We have two Tables:
- Document: id, title, document_type_id, showon_id
- DocumentType: id, name
- Relationship: DocumentType hasMany Documents. (Document.document_type_id = DocumentType.id)
We wish to retrieve a list of all document types for one given ShowOn_Id.
We see two possiblities:
SELECT DocumentType.* FROM DocumentType WHERE DocumentType.id IN ( SELECT DISTINCT Document.document_type_id FROM Document WHERE showon_id = 42 ); SELECT DocumentType.* FROM DocumentType WHERE DocumentType.id IN ( SELECT Document.document_type_id FROM Document WHERE showon_id = 42 );
Our question is: when and if is it better to use the DISTINCT to get the smaller record set versus retrieving the whole table and the IN statement walking the table to the first match. (We guess that’s what it does ;-))
Is this different for different databases, is there a common answer?
Or is there a better way of doing it? (We are in .NET land)
From my point of view it should not make any difference inside SQL Server (but who knows how this is implemented).

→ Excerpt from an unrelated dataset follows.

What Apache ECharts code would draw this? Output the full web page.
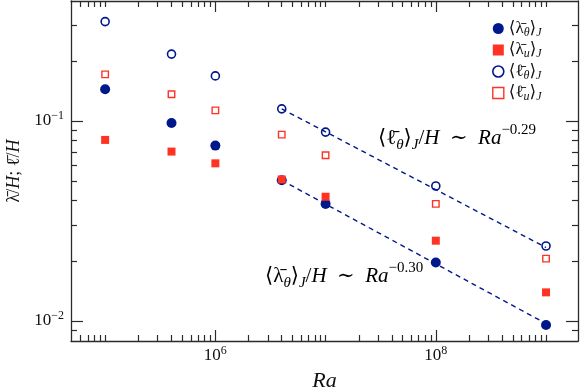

Think of it this way: to return the resultset the server needs to go into the Document table and retrieve all document_type_id WHERE showon_id = 42. In the process of retrieving the document_type_ids (e.g. by index seeking) it puts them into a hash table. When this process has finished the hash table will contain distinct values anyway. After that the query execution goes inside the Document_Type table, scans the primary key and probes into the hash table. Note that this depends, e.g. maybe it’s more efficient to not use a hash table, when the expected row count from the Document table it low compared to Document_Type, but in general you get the same query plan as for the query wmasm just suggested.